Students, socials, tour guides: Oh my!

New York senior Joshua Martin from vlogs about campus life during the pandemic. Brittney Matthews | Photo Editor

By Vivian Roach | Staff Writer

As the pandemic takes its toll on campus visits, Baylor has turned to current students to act as ambassadors to recruit a new generation of Bears.

Jen McCrady, senior director of enrollment marketing in admissions, said the department had to pivot quickly when they canceled all campus events and tours because they were still recruiting for the fall 2020 freshman class.

“We created kind of a virtual event called Why Baylor,” McCrady said. “The whole Baylor community – whether it was faculty members, academic faculty, student life, students, all kinds of people across campus – created more than 100 selfie style videos that really tried to sell Baylor to these incoming students who weren’t able to meet them in person on campus.”

McCrady also said even with the shift, the team of student workers at the visitor center serve as the best university ambassadors who interact with new students on all kinds of platforms.

Throughout the summer, these students hosted Q&A sessions through admissions’ Instagram stories, where they can still be referenced in the highlights feature.
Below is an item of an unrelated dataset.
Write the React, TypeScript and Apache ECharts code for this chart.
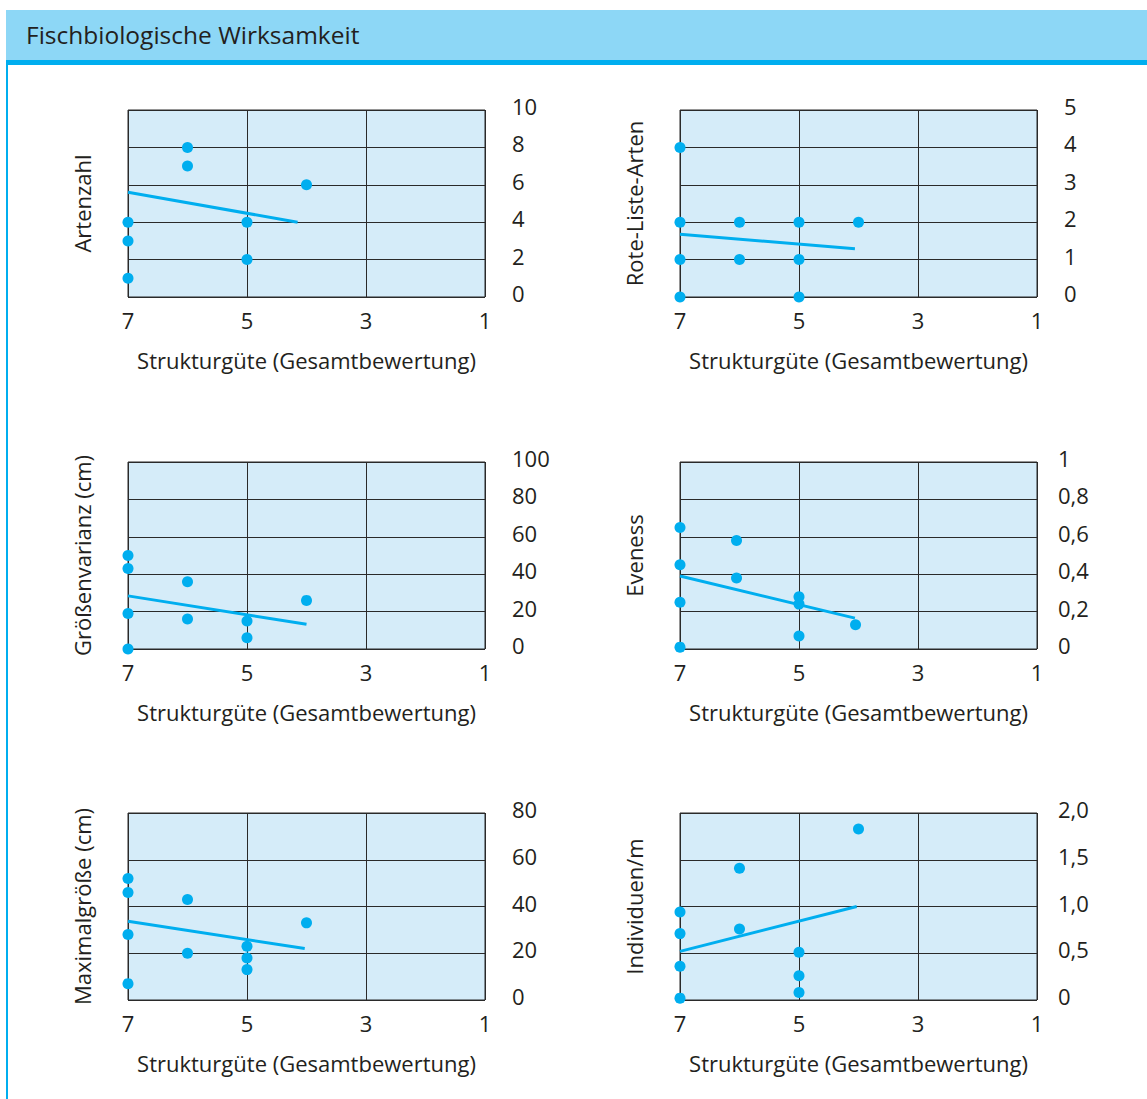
import React, { useEffect, useRef } from "react";
import * as echarts from "echarts";

const pageTitle = "Fischbiologische Wirksamkeit";
const xAxisTitle = "Strukturgüte (Gesamtbewertung)";
const xTicks = [7, 5, 3, 1];

const yNames = [
  "Artenzahl",
  "Rote-Liste-Arten",
  "Größenvarianz (cm)",
  "Eveness",
  "Maximalgröße (cm)",
  "Individuen/m",
];
const yMax = [10, 5, 100, 1, 80, 2];
const yStep = [2, 1, 20, 0.2, 20, 0.5];

const artenzahlTicks = ["0", "2", "4", "6", "8", "10"];
const roteListeTicks = ["0", "1", "2", "3", "4", "5"];
const groessenTicks = ["0", "20", "40", "60", "80", "100"];
const evenessTicks = ["0", "0,2", "0,4", "0,6", "0,8", "1"];
const maximalTicks = ["0", "20", "40", "60", "80"];
const individuenTicks = ["0", "0,5", "1,0", "1,5", "2,0"];

const artenzahlPoints = [[6, 8], [6, 7], [4, 6], [7, 4], [5, 4], [7, 3], [5, 2], [7, 1]];
const artenzahlTrend = [[7, 5.6], [4.15, 4.0]];
const roteListePoints = [[7, 4], [7, 2], [6, 2], [5, 2], [4, 2], [7, 1], [6, 1], [5, 1], [7, 0], [5, 0]];
const roteListeTrend = [[7, 1.68], [4.06, 1.29]];
const groessenPoints = [[7, 50], [7, 43], [6, 36], [4, 26], [7, 19], [6, 16], [5, 15], [5, 6], [7, 0]];
const groessenTrend = [[7, 28.4], [4, 13.2]];
const evenessPoints = [[7, 0.65], [7, 0.45], [7, 0.25], [7, 0.01], [6.05, 0.58], [6.05, 0.38], [5, 0.28], [5, 0.24], [5, 0.07], [4.05, 0.13]];
const evenessTrend = [[7, 0.39], [4.06, 0.165]];
const maximalPoints = [[7, 52], [7, 46], [6, 43], [7, 28], [4, 33], [6, 20], [5, 23], [5, 18], [5, 13], [7, 7]];
const maximalTrend = [[7, 33.7], [4.03, 22]];
const individuenPoints = [[4, 1.83], [6, 1.41], [7, 0.94], [7, 0.71], [6, 0.76], [7, 0.36], [7, 0.02], [5, 0.51], [5, 0.26], [5, 0.08]];
const individuenTrend = [[7, 0.52], [4.03, 1.0]];

const tickSets = [artenzahlTicks, roteListeTicks, groessenTicks, evenessTicks, maximalTicks, individuenTicks];
const pointSets = [artenzahlPoints, roteListePoints, groessenPoints, evenessPoints, maximalPoints, individuenPoints];
const trendSets = [artenzahlTrend, roteListeTrend, groessenTrend, evenessTrend, maximalTrend, individuenTrend];

const FONT = "'Open Sans', 'Noto Sans', sans-serif";
const TEXT = "#231f20";
const CYAN = "#00aeef";
const PLOT_BG = "#d5ecf9";
const LINE = "#2a2a2a";
const FS = 22;

export default function App() {
  const ref = useRef<HTMLDivElement>(null);
  useEffect(() => {
    if (!ref.current) return;
    const chart = echarts.init(ref.current, undefined, { renderer: "svg" });
    const lefts = [128, 680];
    const labelMargins = [27, 27, 27, 21, 27, 21];
    const tops = [110, 462, 813];
    const grids: any[] = [];
    const xAxes: any[] = [];
    const yAxes: any[] = [];
    const series: any[] = [];
    for (let i = 0; i < 6; i++) {
      const col = i % 2;
      const row = Math.floor(i / 2);
      grids.push({
        left: lefts[col],
        top: tops[row],
        width: 357,
        height: 187,
        show: true,
        backgroundColor: PLOT_BG,
        borderColor: LINE,
        borderWidth: 1,
      });
      xAxes.push({
        type: "value",
        gridIndex: i,
        min: 1,
        max: 7,
        interval: 2,
        inverse: true,
        axisLine: { show: false },
        axisTick: { show: false },
        splitLine: { show: true, lineStyle: { color: LINE, width: 1 } },
        axisLabel: {
          show: true,
          margin: 12,
          fontSize: FS,
          fontFamily: FONT,
          color: TEXT,
          formatter: (v: number) => (xTicks.includes(v) ? String(v) : ""),
        },
        name: xAxisTitle,
        nameLocation: "middle",
        nameGap: 52,
        nameTextStyle: { fontSize: FS, fontFamily: FONT, color: TEXT },
      });
      const ticks = tickSets[i];
      const step = yStep[i];
      yAxes.push({
        type: "value",
        gridIndex: i,
        position: "right",
        min: 0,
        max: yMax[i],
        interval: step,
        axisLine: { show: false },
        axisTick: { show: false },
        splitLine: { show: true, lineStyle: { color: LINE, width: 1 } },
        axisLabel: {
          show: true,
          margin: labelMargins[i],
          align: "left",
          verticalAlign: "bottom",
          lineHeight: 8,
          fontSize: FS,
          fontFamily: FONT,
          color: TEXT,
          formatter: (v: number) => ticks[Math.round(v / step)] ?? "",
        },
      });
      yAxes.push({
        type: "value",
        gridIndex: i,
        position: "left",
        min: 0,
        max: yMax[i],
        interval: step,
        axisLine: { show: false },
        axisTick: { show: false },
        splitLine: { show: false },
        axisLabel: { show: false },
        name: yNames[i],
        nameLocation: "middle",
        nameGap: 35,
        nameTextStyle: { fontSize: FS, fontFamily: FONT, color: TEXT },
      });
      series.push({
        type: "line",
        xAxisIndex: i,
        yAxisIndex: 2 * i,
        data: trendSets[i],
        showSymbol: false,
        symbol: "none",
        lineStyle: { color: CYAN, width: 3 },
        z: 3,
      });
      series.push({
        type: "scatter",
        xAxisIndex: i,
        yAxisIndex: 2 * i,
        data: pointSets[i],
        symbol: "circle",
        symbolSize: 11,
        clip: false,
        itemStyle: { color: CYAN, opacity: 1 },
        z: 4,
      });
    }
    chart.setOption({
      animation: false,
      backgroundColor: "#ffffff",
      grid: grids,
      xAxis: xAxes,
      yAxis: yAxes,
      series,
      graphic: [
        { type: "rect", shape: { x: 6, y: 10, width: 1141, height: 50 }, style: { fill: "#8dd7f6" }, z: -1 },
        { type: "rect", shape: { x: 6, y: 60, width: 1141, height: 5 }, style: { fill: CYAN }, z: -1 },
        { type: "rect", shape: { x: 6, y: 60, width: 2, height: 1039 }, style: { fill: CYAN }, z: -1 },
        {
          type: "text",
          left: 26,
          top: 22,
          style: { text: pageTitle, fontSize: 24.5, fontFamily: FONT, fill: TEXT },
        },
      ],
    });
    return () => chart.dispose();
  }, []);
  return (
    <div
      ref={ref}
      style={{ position: "absolute", left: 0, top: 0, width: 1147, height: 1099 }}
    />
  );
}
“Those were very popular. I think these incoming students just want to hear the real story from current students,” McCrady said. “They don’t want to hear as much from professional staff. They want to hear someone who’s their age who tells them how it is — what it’s really like to be at Baylor, so those are very successful for us.”

Students have also been recruited to be social media ambassadors for the school by Taylor Beard, social media specialist, who runs the Baylor Instagram account. They meet for monthly strategy meetings, do takeovers and recently started creating content for TikTok, breaking into the 13- to 17-year-old demographic on the platform, she said.

“They give us their raw, honest insight and feedback on our strategy and what we could be doing differently or better to be organically connecting with their peers,” Beard said. ”There is no one better than students to know how to reach other students.”

Beard said story takeovers strike a cord with a wide variety of students, ”because we have so many different types of students, being able to show off those varied experiences can hopefully help prospective students connect with what it would be like to be at Baylor.”

Sayville, N.Y., senior Joshua Martin was referred by a social media ambassador to film a vlog documenting the first week of classes this year for the Baylor Instagram.

“With the vlog we were trying to capture what the first week of school looked like with all the COVID regulations. What I was doing was going around campus showing what was different and highlighting what was the same,” Martin said. “I know for myself, if I was an incoming freshman, I probably wouldn’t have come to campus, so if I was watching that, seeing there’s life on campus, I would probably enroll for the next semester.”

Beard said she also highlights campus and student life with user-generated content on the Instagram. She goes through Baylor photo tags and geotags to find the best posts from the campus community.

“Stories especially lend themselves to user-generated content really easily because people are tagging us directly, and then I can share it immediately,” Beard said. “That’s on a day-to-day basis. I’m sharing how beautiful or cool campus is from students every single day, and that’s completely organic.”

As for campus tours – which McCrady said heavily increase a student’s desire to come to Baylor – they can be scheduled on Zoom at Ways to Connect. A student tour guide will take their virtual tourists wherever they want to go around campus and answer their questions in real time, she said.

“And that’s actually been wonderful for our demographics, who wouldn’t normally get to schedule a campus tour at this time of year,” McCrady said. “Like for our international students and our out of state students, it’s difficult to find time to come to campus.”

After these changes were made last spring and summer, Baylor announced an enrollment record for the fall 2020 freshman class in September, surpassing the last record enrollment for the freshman class in 2014.